N.C. power customers may pay higher prices for Duke-Progress merger

John Murawski - The (Raleigh) News & Observer

September 21, 2011 07:18 AM

RALEIGH — The chief executives of Duke Energy and Progress Energy said Tuesday that their companies will have to raise electricity rates to cover the cost of severance payments that will be paid to employees who lose their jobs as a result of the utilities' merger.

Who pays for severance costs remains the single biggest unresolved issue related to the Duke-Progress merger, which was announced in January and is expected to close before the end of the year.

Duke CEO Jim Rogers and Progress CEO Bill Johnson outlined the rationale for the merger during the first day of hearings before the N.C. Utilities Commission in Raleigh. The commission is expected to approve the $26 billion deal but could impose conditions and terms to ensure greater public benefits.

The seven-member commission also heard from more than two dozen residents, almost all of them opposed to the merger on economic, political and moral grounds. Speakers alluded to the poetry of Robert Frost and Dr. Seuss stories in their wide-ranging arguments against the merger.

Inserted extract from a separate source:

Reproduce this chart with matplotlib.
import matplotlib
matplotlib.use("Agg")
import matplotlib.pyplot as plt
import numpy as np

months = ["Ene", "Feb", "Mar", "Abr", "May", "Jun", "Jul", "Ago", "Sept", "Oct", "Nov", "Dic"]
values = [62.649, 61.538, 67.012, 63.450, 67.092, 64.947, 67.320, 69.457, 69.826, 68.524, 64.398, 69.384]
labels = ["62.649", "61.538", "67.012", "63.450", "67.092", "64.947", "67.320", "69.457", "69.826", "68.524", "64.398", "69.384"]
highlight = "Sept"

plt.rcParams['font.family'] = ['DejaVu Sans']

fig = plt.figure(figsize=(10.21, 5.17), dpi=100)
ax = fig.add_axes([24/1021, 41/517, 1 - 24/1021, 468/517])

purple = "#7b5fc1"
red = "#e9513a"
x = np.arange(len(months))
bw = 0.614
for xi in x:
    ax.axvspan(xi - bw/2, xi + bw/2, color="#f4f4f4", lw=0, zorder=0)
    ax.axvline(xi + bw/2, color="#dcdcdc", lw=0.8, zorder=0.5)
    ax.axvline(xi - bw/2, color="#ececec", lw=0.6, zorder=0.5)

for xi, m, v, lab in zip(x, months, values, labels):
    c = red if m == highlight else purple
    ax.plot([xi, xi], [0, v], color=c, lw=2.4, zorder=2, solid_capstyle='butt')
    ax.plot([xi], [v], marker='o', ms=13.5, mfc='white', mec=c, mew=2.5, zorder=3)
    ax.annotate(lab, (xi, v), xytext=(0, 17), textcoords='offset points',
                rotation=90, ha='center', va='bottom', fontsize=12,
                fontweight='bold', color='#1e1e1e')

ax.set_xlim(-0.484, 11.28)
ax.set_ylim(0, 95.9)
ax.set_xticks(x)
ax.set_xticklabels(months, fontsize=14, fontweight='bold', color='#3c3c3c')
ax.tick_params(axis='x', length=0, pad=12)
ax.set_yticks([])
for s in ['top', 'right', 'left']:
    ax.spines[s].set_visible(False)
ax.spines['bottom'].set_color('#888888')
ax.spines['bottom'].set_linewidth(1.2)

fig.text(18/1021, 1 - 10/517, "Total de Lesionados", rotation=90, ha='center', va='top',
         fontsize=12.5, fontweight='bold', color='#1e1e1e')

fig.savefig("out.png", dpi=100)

The hearings continue today and could last the rest of the week.

Advocacy groups are expected to argue that Charlotte-based Duke and Raleigh-based Progress should be required to offer compensation for the economic damage they will cause with the planned elimination of 2,000 jobs.

Rogers and Johnson warned that utility rates will increase as their companies embark on a multibillion-dollar phase of power plant construction and other costly upgrades, including compliance with stricter environmental rules.

Johnson, who will lead the combined company after the merger, said the $26 billion deal "would help us maintain lower rates than would otherwise be possible."

It's not clear how much the severance will cost Duke and Progress customers, but the electric utilities could end up paying out several hundred million dollars.

The state's consumer advocate, the Public Staff, argues that the companies and their shareholders should eat costs associated with the merger, rather than pass them on to customers.

The executives said making customers pay for the severance is justified because customers are the ones who will ultimately benefit from the merger.

"The severance cost is the cost I would describe to achieve the savings," Rogers told the commission.

"In the longer term, those savings will benefit the customers," he added.

Many speakers urged the Utilities Commission to require the merged company, to be called Duke Energy, to make greater strides in green energy and subsidization of low-income home weatherization programs.

Speakers traveled from Charlotte, Boone and other far-flung regions of the state to lobby the utilities commission on Tuesday.

"While the merger may save funds in redundancies and greater efficiency, we hope that you will effectively limit excessive compensation by ensuring that greater funds are directed to helping North Carolina's poor instead of giving executives high compensation packages," said Alfred Ripley, a lawyer with the N.C. Justice Center in Raleigh.

Added Beth Henry of Charlotte: "We need to weatherize every existing building in North Carolina, avoiding new power plants."